A verdade é que o percebemos. Raras vezes conseguimos olhar para um filme e sentir que estamos a ver qualquer coisa, outra coisa, alguma coisa que vai para lá daquilo a que estamos habituados, e que não se quer limitar a pintar quadros mas quer que esses quadros ganhem vida e nos toquem da mesma maneira que o tocaram a ele. Cameron conseguiu fazê-lo em todos os seus filmes anteriores, mas a pulsão criativa de "Avatar" é esmagadora, até mesmo alucinogénica no grau de detalhe com que todo este universo extra-terrestre é concebido, e no modo como Cameron o usa como reflexo e ressonância da história que conta.

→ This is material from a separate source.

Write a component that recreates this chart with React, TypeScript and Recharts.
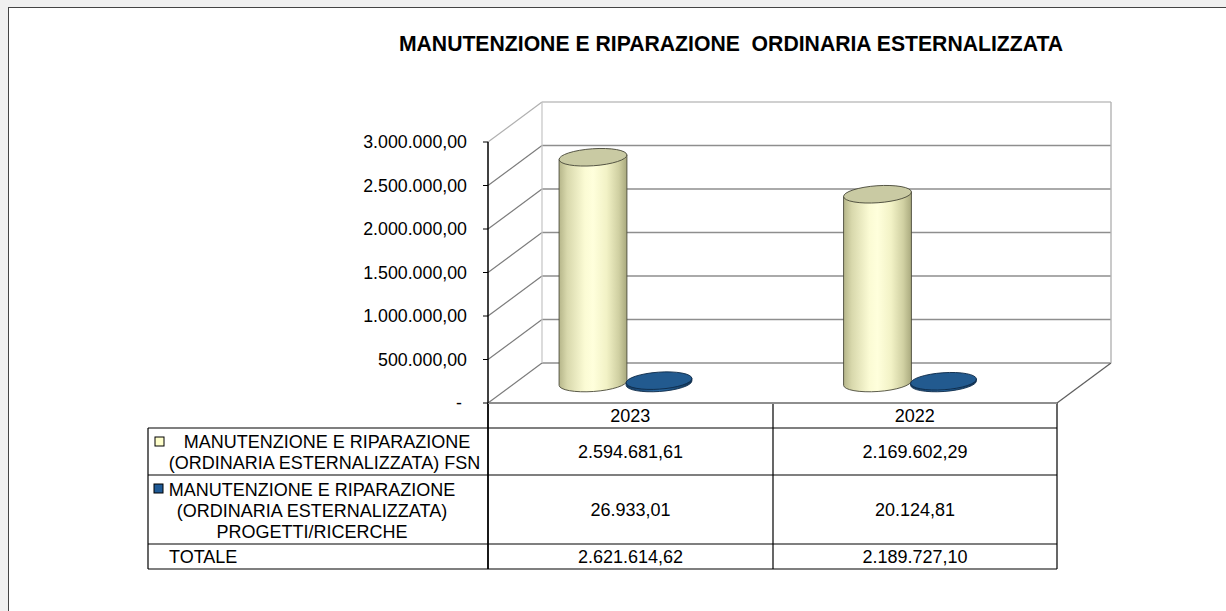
import { BarChart, Bar, XAxis, YAxis, CartesianGrid } from "recharts";

const categories = ["2023", "2022"];
const fsnValues = [2594681.61, 2169602.29];
const progettiValues = [26933.01, 20124.81];
const yTicks = [0, 500000, 1000000, 1500000, 2000000, 2500000, 3000000];

const title = "MANUTENZIONE E RIPARAZIONE  ORDINARIA ESTERNALIZZATA";
const fsnLabel = ["MANUTENZIONE E RIPARAZIONE", "(ORDINARIA ESTERNALIZZATA) FSN"];
const progettiLabel = ["MANUTENZIONE E RIPARAZIONE", "(ORDINARIA ESTERNALIZZATA)", "PROGETTI/RICERCHE"];
const totalLabel = "TOTALE";

const data = categories.map((year, i) => ({
  year,
  fsn: fsnValues[i],
  progetti: progettiValues[i],
}));
const totals = categories.map((_, i) => fsnValues[i] + progettiValues[i]);

// layout
const W = 1226;
const H = 611;
const PLOT_L = 488;
const PLOT_R = 1057;
const PLOT_T = 142;
const PLOT_B = 403;
const YAXIS_W = 140;
const XAXIS_H = 25;
const BACK_DX = 54;
const BACK_DY = -40;
const FONT = "'Liberation Sans', Arial, sans-serif";

const COLS = [148, 488, 773, 1057];
const ROWS = [428, 475, 544, 569];

function fmtIt(v: number) {
  const [int, dec] = v.toFixed(2).split(".");
  return int.replace(/\B(?=(\d{3})+(?!\d))/g, ".") + "," + dec;
}

function YTick(props: any) {
  const { x, y, payload } = props;
  const zero = payload.value === 0;
  return (
    <text
      x={zero ? x - 5 : x}
      y={y}
      dy="0.355em"
      textAnchor="end"
      fontSize={17.8}
      fontFamily={FONT}
      fill="#000"
    >
      {zero ? "-" : fmtIt(payload.value)}
    </text>
  );
}

function wallLine(p: any) {
  const { x1, x2, y1 } = p;
  const by = y1 + BACK_DY;
  const bl = x1 + BACK_DX;
  const br = x2 + BACK_DX;
  const isTop = Math.abs(y1 - PLOT_T) < 1;
  const isBottom = Math.abs(y1 - PLOT_B) < 1;
  return (
    <g key={`wl-${y1}`}>
      <line x1={x1} y1={y1} x2={bl} y2={by} stroke={isTop ? "#b0b0b0" : "#7c7c7c"} strokeWidth={1.2} />
      <line x1={bl} y1={by} x2={br} y2={by} stroke={isTop ? "#c0c0c0" : "#8e8e8e"} strokeWidth={1.6} />
      {isTop && (
        <>
          <line x1={bl} y1={by} x2={bl} y2={by + PLOT_B - PLOT_T} stroke="#c4c4c4" strokeWidth={1.2} />
          <line x1={br} y1={by} x2={br} y2={by + PLOT_B - PLOT_T} stroke="#b4b4b4" strokeWidth={1.4} />
        </>
      )}
      {isBottom && (
        <>
          <line x1={x1} y1={y1} x2={x2} y2={y1} stroke="#8e8e8e" strokeWidth={1.8} />
          <line x1={x2} y1={y1} x2={br} y2={by} stroke="#606060" strokeWidth={1.3} />
        </>
      )}
    </g>
  );
}

const TILT = (-4 * Math.PI) / 180;

function Cylinder(props: any) {
  const { x, y, width, height, kind } = props;
  if (x == null || y == null) return null;
  const blue = kind === "progetti";
  const rx = blue ? width / 2 - 1 : width / 2;
  const cx = x + width / 2 - 5 + (blue ? 1 : 0);
  const ry = 8.5;
  const top = y + BACK_DY / 2;
  const bottom = y + Math.max(height, 0) + BACK_DY / 2;
  const c = Math.cos(TILT) * rx;
  const s = Math.sin(TILT) * rx;
  const body = [
    `M ${cx - c} ${top - s}`,
    `L ${cx - c} ${bottom - s}`,
    `A ${rx} ${ry} -4 0 0 ${cx + c} ${bottom + s}`,
    `L ${cx + c} ${top + s}`,
    "Z",
  ].join(" ");
  return (
    <g>
      <path
        d={body}
        fill={blue ? "url(#blueBody)" : "url(#yellowBody)"}
        stroke={blue ? "#0e2b4a" : "#4a4a3a"}
        strokeWidth={0.9}
      />
      <ellipse
        cx={cx}
        cy={top}
        rx={rx}
        ry={ry}
        transform={`rotate(-4 ${cx} ${top})`}
        fill={blue ? "#225a8f" : "#c9caa3"}
        stroke={blue ? "#0e2b4a" : "#4a4a3a"}
        strokeWidth={0.9}
      />
    </g>
  );
}

function TableOverlay() {
  const t = { fontFamily: FONT, fontSize: 18, fill: "#000" };
  const colCenter = [(COLS[1] + COLS[2]) / 2, (COLS[2] + COLS[3]) / 2];
  return (
    <svg width={W} height={H} style={{ position: "absolute", left: 0, top: 0 }}>
      {/* table grid */}
      <g stroke="#000" strokeWidth={1.2}>
        {ROWS.map((r) => (
          <line key={`r${r}`} x1={COLS[0]} y1={r} x2={COLS[3]} y2={r} />
        ))}
        <line x1={COLS[0]} y1={ROWS[0]} x2={COLS[0]} y2={ROWS[3]} />
        <line x1={COLS[1]} y1={PLOT_B} x2={COLS[1]} y2={ROWS[3]} strokeWidth={1.8} />
        <line x1={COLS[2]} y1={PLOT_B} x2={COLS[2]} y2={ROWS[3]} />
        <line x1={COLS[3]} y1={PLOT_B} x2={COLS[3]} y2={ROWS[3]} />
      </g>

      {/* legend keys */}
      <rect x={155} y={437} width={9} height={9} fill="#ffffcc" stroke="#000" strokeWidth={1} />
      <rect x={154} y={484} width={9} height={9} fill="#1f5a96" stroke="#000" strokeWidth={1} />

      {/* row labels */}
      <text {...t} x={327} y={448} textAnchor="middle">{fsnLabel[0]}</text>
      <text {...t} x={324.5} y={469} textAnchor="middle">{fsnLabel[1]}</text>
      {progettiLabel.map((line, i) => (
        <text key={line} {...t} x={312} y={496 + i * 21} textAnchor="middle">
          {line}
        </text>
      ))}
      <text {...t} x={169} y={563}>{totalLabel}</text>

      {/* values */}
      {categories.map((c, i) => (
        <g key={c}>
          <text {...t} x={colCenter[i]} y={458} textAnchor="middle">{fmtIt(fsnValues[i])}</text>
          <text {...t} x={colCenter[i]} y={516} textAnchor="middle">{fmtIt(progettiValues[i])}</text>
          <text {...t} x={colCenter[i]} y={563} textAnchor="middle">{fmtIt(totals[i])}</text>
        </g>
      ))}

      <text
        x={731}
        y={51}
        textAnchor="middle"
        fontFamily={FONT}
        fontWeight="bold"
        fontSize={21.2}
        fill="#000"
        style={{ whiteSpace: "pre" }}
      >
        {title}
      </text>
    </svg>
  );
}

export default function App() {
  return (
    <div style={{ position: "absolute", left: 0, top: 0, width: W, height: H, background: "#f0f0f0", overflow: "hidden" }}>
      <div
        style={{
          position: "absolute",
          left: 8,
          top: 7,
          width: W,
          height: H,
          background: "#fff",
          borderLeft: "1px solid #444",
          borderTop: "1px solid #444",
        }}
      />
      <TableOverlay />
      <div style={{ position: "absolute", left: 0, top: 0 }}>
        <BarChart
          width={W}
          height={H}
          data={data}
          barSize={68}
          barGap={-3}
          margin={{ top: PLOT_T, right: W - PLOT_R, bottom: H - PLOT_B - XAXIS_H, left: PLOT_L - YAXIS_W }}
        >
          <defs>
            <linearGradient id="yellowBody" x1="0" y1="0" x2="1" y2="0">
              <stop offset="0%" stopColor="#b6b68a" />
              <stop offset="12%" stopColor="#d8d8ac" />
              <stop offset="38%" stopColor="#fbfbd4" />
              <stop offset="50%" stopColor="#ffffdc" />
              <stop offset="70%" stopColor="#f2f2c6" />
              <stop offset="88%" stopColor="#d0d0a2" />
              <stop offset="100%" stopColor="#a9a97e" />
            </linearGradient>
            <linearGradient id="blueBody" x1="0" y1="0" x2="1" y2="0">
              <stop offset="0%" stopColor="#143a60" />
              <stop offset="50%" stopColor="#2a6aa4" />
              <stop offset="100%" stopColor="#123658" />
            </linearGradient>
          </defs>
          <CartesianGrid horizontal={wallLine} vertical={false} />
          <XAxis
            dataKey="year"
            axisLine={false}
            tickLine={false}
            tickMargin={0}
            tick={{ fontSize: 18, fontFamily: FONT, fill: "#000" }}
            height={XAXIS_H}
            interval={0}
          />
          <YAxis
            width={YAXIS_W}
            domain={[0, 3000000]}
            ticks={yTicks}
            interval={0}
            axisLine={{ stroke: "#000", strokeWidth: 1.5 }}
            tickLine={{ stroke: "#000" }}
            tickSize={5}
            tickMargin={16}
            tick={<YTick />}
          />
          <Bar dataKey="fsn" isAnimationActive={false} shape={(p: any) => <Cylinder {...p} kind="fsn" />} />
          <Bar dataKey="progetti" isAnimationActive={false} shape={(p: any) => <Cylinder {...p} kind="progetti" />} />
        </BarChart>
      </div>
    </div>
  );
}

Poder-se-ia dizer que é um filme de um director artístico mais do que um realizador, mas isso é negar que Cameron sempre procurou que as suas epopeias tecnológicas tivessem uma alma humana; e, mesmo que nem tudo esteja no ponto em "Avatar", há emoção e arte e vida em Pandora. Que existiria mesmo sem o 3D, mas que, com a tecnologia, faz a diferença entre a admiração distante e a partilha.

James Cameron criou um universo dentro da sua cabeça e quis-nos convidar a visitá-lo, sem segundas intenções que não a de nos mostrar um espectáculo que nunca vimos antes. Quando foi a última vez que um cineasta nos fez um convite destes?